Last Updated: February 2026

You have 100Mbps fibre broadband. Your phone is fast. Your laptop is fast. But for some reason, your Fire Stick keeps showing that spinning circle of doom right in the middle of a movie.

You have restarted the router. You have cleared the cache. Nothing works.

The problem likely isn’t your internet speed—it’s Traffic Congestion.

Think of your Wi-Fi like a motorway. If every house on your street is using the same “lane” (Channel), everything grinds to a halt. Because Fire Sticks are small and often tucked behind TVs, they are very sensitive to this interference.

Here is how to “switch lanes” and give your Fire Stick its own private fast track.


1. Check Your “Signal Strength” (The Secret Menu)

Before we change anything, let’s see what the Fire Stick actually thinks of your Wi-Fi.

  1. Go to Settings > Network.
  2. Highlight your Wi-Fi name but don’t click it.
  3. Look at the right side of the screen. It will say Signal Strength.
  4. If it says “Fair” or “Poor,” you have a congestion problem. If it says “Very Good,” but you still buffer, you definitely have a “Channel” problem.

2. Change Your Wi-Fi Channel (The Pro Fix)

Most UK routers (BT, Sky, Virgin) are set to “Auto” channel. This sounds smart, but they often pile every device onto the same frequency as your neighbour’s microwave or baby monitor.

The Fix: You need to log into your Router settings (usually by typing 192.168.0.1 into a phone browser) and manually set your 5GHz channel to one of these “Clear Lanes”: 36, 40, 44, or 48.

Why these numbers? Fire Sticks sometimes struggle to “see” the higher channels (above 100). By forcing your router to use a lower, cleaner channel, the Fire Stick can maintain a rock-solid connection that doesn’t drop when your neighbour starts their PlayStation.
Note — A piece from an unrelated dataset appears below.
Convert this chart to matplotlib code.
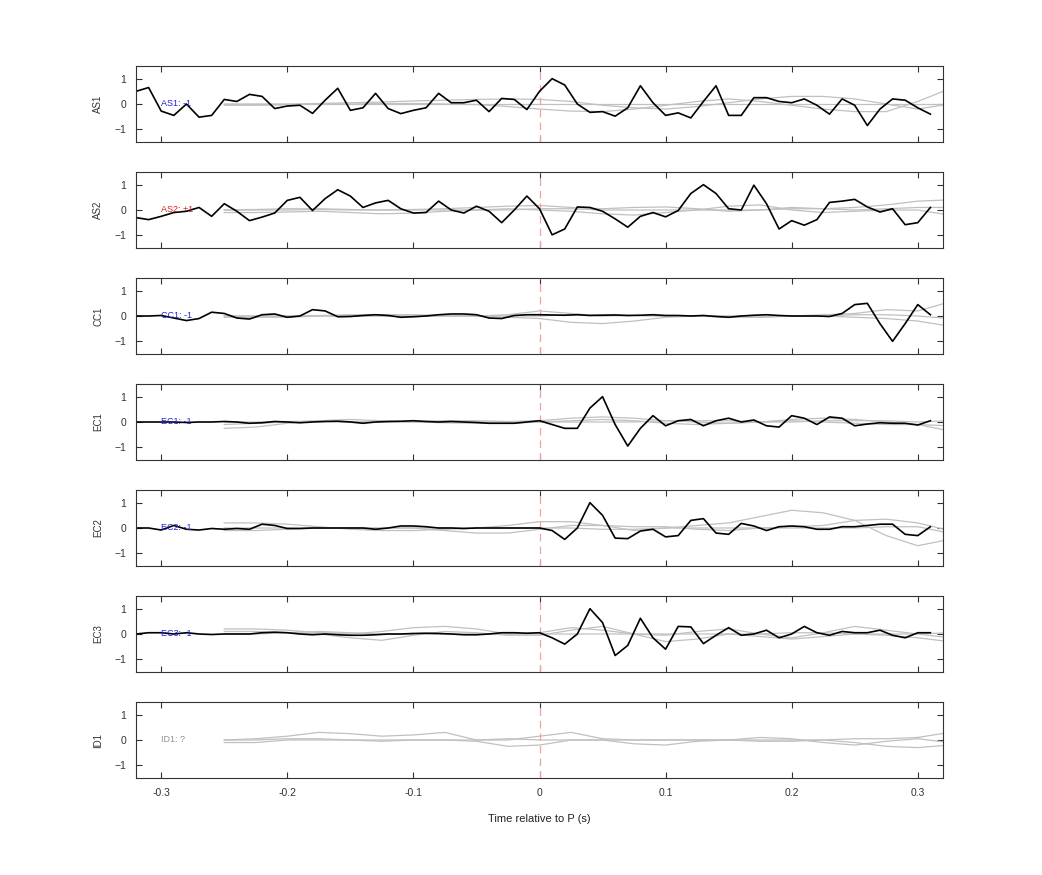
import numpy as np
import matplotlib.pyplot as plt

plt.rcParams['font.family'] = ['Liberation Sans', 'DejaVu Sans']

# time axes
t_black = np.round(np.arange(-0.32, 0.315, 0.01), 3)   # 64 samples
t_grey = np.round(np.arange(-0.25, 0.33, 0.025), 3)    # 24 samples

channels = ['AS1', 'AS2', 'CC1', 'EC1', 'EC2', 'EC3', 'ID1']
labels = ['AS1: -1', 'AS2: +1', 'CC1: -1', 'EC1: -1', 'EC2: -1', 'EC3: -1', 'ID1: ?']
label_colors = ['#2020d0', '#d02020', '#2020d0', '#2020d0', '#2020d0', '#2020d0', '#909090']

as1 = [0.5, 0.65, -0.28, -0.45, 0.0, -0.52, -0.45, 0.18, 0.1, 0.38, 0.3, -0.18, -0.08, -0.05, -0.37, 0.15,
       0.62, -0.25, -0.15, 0.42, -0.18, -0.38, -0.25, -0.15, 0.42, 0.05, 0.05, 0.15, -0.3, 0.22, 0.18, -0.22,
       0.5, 1.0, 0.75, 0.0, -0.33, -0.3, -0.48, -0.15, 0.72, 0.05, -0.45, -0.35, -0.55, 0.1, 0.72, -0.45,
       -0.45, 0.25, 0.25, 0.1, 0.05, 0.2, -0.05, -0.4, 0.2, -0.05, -0.85, -0.2, 0.2, 0.15, -0.15, -0.4]
as2 = [-0.3, -0.38, -0.25, -0.1, -0.05, 0.1, -0.25, 0.25, -0.05, -0.42, -0.28, -0.12, 0.38, 0.5, -0.02, 0.45,
       0.8, 0.55, 0.1, 0.28, 0.38, 0.05, -0.12, -0.1, 0.35, 0.0, -0.12, 0.15, -0.05, -0.5, 0.0, 0.55,
       0.05, -0.98, -0.75, 0.12, 0.1, -0.05, -0.35, -0.68, -0.25, -0.1, -0.27, -0.02, 0.65, 1.0, 0.65, 0.05,
       0.0, 0.98, 0.25, -0.75, -0.42, -0.6, -0.38, 0.3, 0.35, 0.42, 0.12, -0.08, 0.05, -0.58, -0.5, 0.1]
cc1 = [0.0, 0.0, 0.02, -0.08, -0.18, -0.1, 0.15, 0.1, -0.08, -0.12, 0.05, 0.08, -0.05, 0.0, 0.25, 0.2,
       -0.03, -0.02, 0.02, 0.05, 0.02, -0.05, -0.03, 0.0, 0.05, 0.08, 0.08, 0.05, -0.08, -0.1, 0.02, 0.05,
       0.05, 0.04, 0.03, 0.05, 0.02, 0.03, 0.04, 0.02, 0.03, 0.05, 0.02, 0.02, 0.0, 0.02, -0.02, -0.05,
       0.0, 0.03, 0.05, 0.02, 0.0, 0.0, 0.0, -0.02, 0.1, 0.45, 0.5, -0.3, -1.0, -0.3, 0.45, 0.05]
ec1 = [0.0, 0.0, 0.0, 0.0, -0.02, 0.0, 0.0, 0.02, 0.0, -0.05, -0.03, 0.02, 0.0, -0.03, 0.0, 0.02,
       0.03, 0.0, -0.05, 0.0, 0.02, 0.03, 0.05, 0.02, 0.0, 0.02, 0.0, -0.02, -0.05, -0.05, -0.05, 0.0,
       0.05, -0.1, -0.25, -0.25, 0.55, 1.0, -0.1, -0.95, -0.25, 0.25, -0.15, 0.05, 0.1, -0.15, 0.05, 0.15,
       0.0, 0.08, -0.15, -0.2, 0.25, 0.15, -0.1, 0.2, 0.15, -0.15, -0.08, -0.03, -0.05, -0.05, -0.12, 0.05]
ec2 = [0.0, 0.0, -0.08, 0.1, -0.05, -0.08, -0.02, -0.05, -0.02, -0.05, 0.15, 0.1, -0.02, -0.02, 0.0, 0.0,
       0.0, 0.0, 0.0, -0.05, 0.0, 0.08, 0.08, 0.05, 0.0, 0.0, -0.02, 0.0, 0.0, 0.0, 0.0, 0.0,
       0.0, -0.1, -0.45, 0.0, 1.0, 0.5, -0.4, -0.42, -0.12, -0.05, -0.35, -0.3, 0.3, 0.37, -0.2, -0.25,
       0.18, 0.08, -0.1, 0.05, 0.08, 0.05, -0.05, -0.05, 0.05, 0.05, 0.1, 0.15, 0.15, -0.25, -0.3, 0.05]
ec3 = [0.0, 0.05, 0.05, 0.0, 0.05, 0.0, -0.02, 0.0, 0.0, 0.0, 0.05, 0.07, 0.05, 0.0, -0.03, 0.0,
       -0.03, -0.05, -0.05, -0.03, 0.0, 0.0, 0.02, 0.03, 0.02, 0.0, -0.03, -0.03, 0.0, 0.05, 0.05, 0.03,
       0.05, -0.15, -0.4, 0.0, 1.0, 0.45, -0.85, -0.45, 0.62, -0.15, -0.6, 0.3, 0.28, -0.38, -0.05, 0.25,
       -0.05, 0.0, 0.15, -0.15, 0.0, 0.3, 0.05, -0.05, 0.1, 0.05, 0.05, 0.15, -0.05, -0.15, 0.05, 0.05]
black = [as1, as2, cc1, ec1, ec2, ec3, None]

# faint grey traces, one list per trace (24 samples each)
grey = [
    [[0.0, 0.0, 0.0, 0.02, 0.05, 0.08, 0.12, 0.15, 0.18, 0.2, 0.18, 0.1, -0.05, -0.15, -0.2, -0.1, 0.05, 0.2, 0.3, 0.3, 0.2, 0.0, -0.2, 0.0],
     [-0.05, -0.05, -0.03, 0.0, 0.0, 0.02, 0.02, 0.0, -0.02, -0.1, -0.2, -0.28, -0.3, -0.2, -0.05, 0.1, 0.2, 0.1, -0.05, -0.2, -0.3, -0.3, 0.1, 0.6],
     [0.0, 0.0, 0.0, 0.0, 0.0, 0.0, 0.0, 0.0, 0.0, 0.0, 0.0, 0.0, 0.0, 0.0, 0.0, 0.0, 0.0, 0.0, 0.0, 0.0, 0.0, 0.0, 0.0, 0.0]],
    [[0.0, 0.02, 0.05, 0.05, 0.02, 0.0, 0.02, 0.05, 0.1, 0.15, 0.18, 0.1, 0.05, 0.1, 0.12, 0.05, -0.05, 0.0, 0.1, 0.05, 0.1, 0.2, 0.35, 0.4],
     [-0.1, -0.1, -0.08, -0.05, -0.1, -0.15, -0.12, -0.05, 0.0, 0.05, 0.0, -0.05, -0.15, -0.2, -0.1, 0.0, 0.15, 0.2, 0.0, -0.1, -0.05, 0.0, 0.0, -0.2],
     [0.0, 0.0, 0.0, 0.02, 0.0, 0.0, 0.0, 0.0, 0.0, 0.0, 0.05, 0.05, 0.0, 0.0, 0.0, 0.0, 0.0, 0.0, 0.05, 0.05, 0.0, 0.05, 0.1, 0.1]],
    [[0.0, 0.0, 0.0, 0.02, 0.05, 0.05, 0.05, 0.02, 0.0, 0.05, 0.2, 0.1, 0.0, 0.02, 0.0, 0.0, 0.0, -0.05, 0.0, 0.05, 0.1, 0.25, 0.2, 0.55],
     [-0.05, -0.05, -0.05, 0.0, 0.0, 0.0, 0.0, 0.0, 0.0, -0.05, -0.1, -0.25, -0.3, -0.2, -0.05, 0.0, 0.0, 0.0, 0.0, 0.0, -0.05, -0.1, -0.2, -0.4],
     [0.0, 0.0, 0.0, 0.0, 0.0, 0.0, 0.0, 0.0, 0.0, 0.0, 0.0, 0.05, 0.05, 0.02, 0.0, 0.0, -0.05, -0.05, 0.0, 0.0, 0.05, 0.05, 0.0, -0.1]],
    [[-0.25, -0.2, -0.05, 0.05, 0.02, 0.0, 0.02, 0.05, 0.05, 0.02, 0.05, 0.15, 0.2, 0.15, 0.05, 0.0, -0.05, 0.0, 0.1, 0.15, 0.1, 0.0, -0.1, -0.35],
     [-0.1, -0.05, 0.0, 0.05, 0.1, 0.05, 0.0, -0.03, -0.05, -0.05, 0.0, 0.05, 0.1, 0.05, -0.05, -0.1, -0.05, 0.0, 0.05, 0.0, -0.05, -0.1, -0.1, -0.15],
     [0.0, 0.0, 0.02, 0.02, 0.0, 0.0, 0.0, 0.0, 0.0, 0.0, 0.0, 0.0, 0.0, 0.0, 0.05, 0.05, 0.05, 0.0, 0.0, 0.05, 0.05, 0.05, 0.0, 0.05]],
    [[0.2, 0.2, 0.15, 0.05, -0.05, -0.1, -0.1, -0.05, 0.0, 0.1, 0.25, 0.25, 0.1, -0.1, 0.0, 0.1, 0.2, 0.45, 0.7, 0.6, 0.3, -0.3, -0.7, -0.45],
     [-0.1, -0.1, -0.05, 0.0, 0.0, 0.0, 0.0, -0.1, -0.2, -0.2, -0.05, 0.1, 0.1, 0.05, 0.05, -0.05, -0.1, 0.0, 0.05, 0.1, 0.3, 0.35, 0.2, -0.1],
     [0.0, 0.0, 0.0, 0.0, 0.0, 0.0, 0.0, 0.0, 0.0, 0.0, 0.0, 0.0, -0.05, -0.05, 0.0, 0.0, 0.0, 0.0, 0.0, 0.0, 0.0, 0.05, 0.05, -0.2]],
    [[0.2, 0.2, 0.15, 0.05, 0.0, 0.1, 0.25, 0.3, 0.2, 0.0, 0.05, 0.25, 0.15, 0.0, -0.05, 0.1, 0.2, 0.0, -0.15, 0.05, 0.3, 0.15, 0.0, -0.15],
     [0.1, 0.1, 0.05, 0.0, -0.15, -0.25, -0.05, 0.1, 0.05, -0.05, -0.05, 0.15, 0.3, 0.0, -0.3, -0.2, 0.0, -0.1, -0.2, -0.1, 0.0, -0.05, -0.15, -0.3],
     [0.0, 0.0, 0.05, 0.1, 0.05, 0.0, 0.0, 0.0, 0.0, 0.0, 0.0, 0.0, 0.0, 0.0, 0.0, 0.0, 0.0, 0.0, 0.05, 0.05, 0.0, 0.0, 0.0, 0.05]],
    [[0.0, 0.05, 0.15, 0.3, 0.25, 0.15, 0.2, 0.3, 0.0, 0.0, 0.15, 0.3, 0.05, 0.0, 0.0, 0.0, 0.0, 0.0, 0.0, 0.0, 0.05, 0.05, 0.1, 0.3],
     [0.0, 0.0, 0.05, 0.05, 0.0, 0.0, 0.0, 0.0, -0.05, -0.25, -0.2, 0.0, 0.0, -0.15, -0.2, -0.05, 0.0, 0.1, 0.05, -0.1, -0.2, -0.05, 0.05, -0.1],
     [-0.1, -0.1, 0.0, 0.0, 0.0, -0.05, 0.0, 0.0, 0.0, 0.05, 0.0, 0.0, 0.0, 0.0, 0.0, 0.0, 0.0, -0.05, -0.05, 0.0, -0.1, -0.25, -0.3, -0.2]],
]

fig = plt.figure(figsize=(10.42, 8.75), dpi=100)
for i, ch in enumerate(channels):
    top = 66 + 106 * i
    ax = fig.add_axes([136 / 1042, 1 - (top + 76) / 875, 807 / 1042, 76 / 875])
    for g in grey[i]:
        ax.plot(t_grey, g, color='#c0c0c0', lw=0.9)
    ax.plot([0, 0], [-1.5, 1.5], color='#f4a0a0', lw=0.9, dashes=(6, 4))
    if black[i] is not None:
        ax.plot(t_black, black[i], color='black', lw=1.2)
    ax.text(-0.30, 0, labels[i], color=label_colors[i], fontsize=6.5, va='center')
    ax.set_xlim(-0.32, 0.32)
    ax.set_ylim(-1.5, 1.5)
    ax.set_yticks([-1, 0, 1])
    ax.set_xticks([-0.3, -0.2, -0.1, 0, 0.1, 0.2, 0.3])
    ax.tick_params(direction='in', top=True, right=True, labelsize=7.5, length=4,
                   pad=7, labelcolor='#333333', color='#333333')
    for s in ax.spines.values():
        s.set_color('#333333')
    ax.set_ylabel(ch, fontsize=7, labelpad=8, color='#333333')
    if i < len(channels) - 1:
        ax.set_xticklabels([])
    else:
        ax.set_xticklabels(['-0.3', '-0.2', '-0.1', '0', '0.1', '0.2', '0.3'])
        ax.set_xlabel('Time relative to P (s)', fontsize=8, labelpad=12, color='#222222')

fig.savefig('out.png', dpi=100)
3. Use the “HDMI Extender” (It’s Not Just a Cable)

We talk about this a lot, but for Wi-Fi, it is non-negotiable.

The back of your TV is a wall of metal and electromagnetic noise. If the Fire Stick is plugged directly into the port, the TV itself is literally blocking the Wi-Fi waves.

Using that 5cm HDMI Extender pulls the stick’s internal antenna out from behind the “shield” of the TV. It can improve your connection speed by up to 40% instantly.
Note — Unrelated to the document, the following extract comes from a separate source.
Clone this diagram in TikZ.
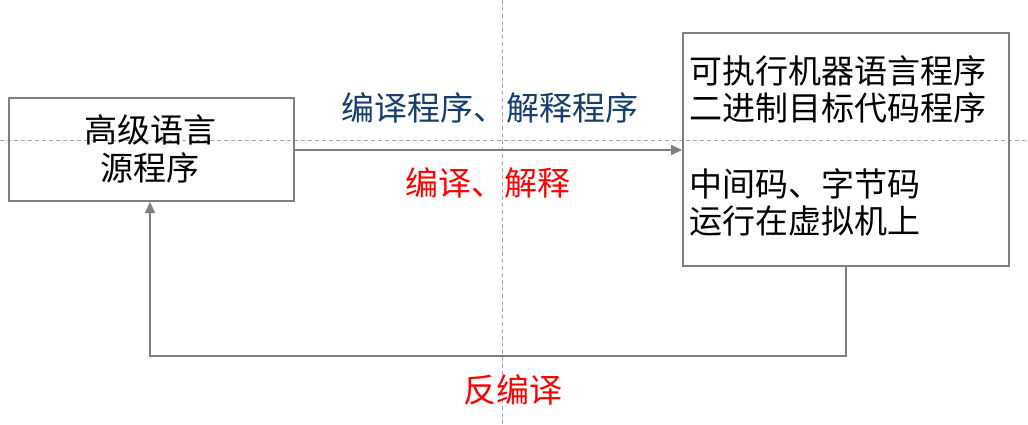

4. The “USB Power” Warning

Are you still powering your Fire Stick from the TV’s USB port?

When a Fire Stick tries to stream high-definition video, the Wi-Fi chip has to work extremely hard. If it isn’t getting enough “juice” from the TV port, the Wi-Fi chip is the first thing to throttle down.

The Fix: Use the original wall plug. A well-powered Fire Stick is a fast Fire Stick.
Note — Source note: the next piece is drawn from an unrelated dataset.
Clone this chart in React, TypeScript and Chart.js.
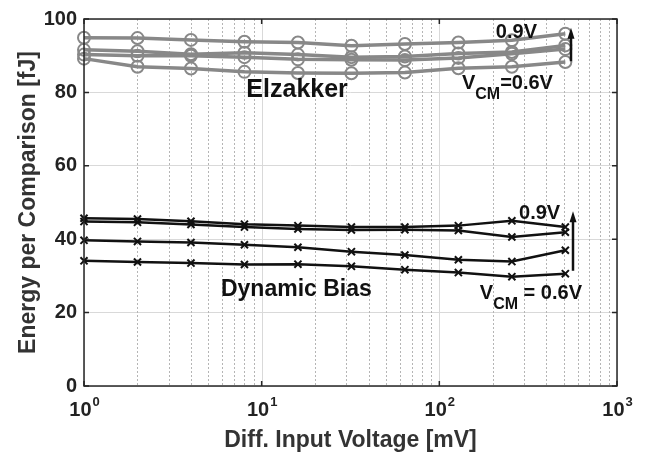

5. Switch to a “Wired” Connection

If you live in a flat with 20 other Wi-Fi signals nearby, “clean channels” might not exist. The air is simply too crowded.

In this case, stop fighting with Wi-Fi.

For the price of a couple of coffees, you can get an Ethernet Adapter. This lets you run a physical cable from your router to the stick. It is the only 100% guarantee that buffering will never happen again.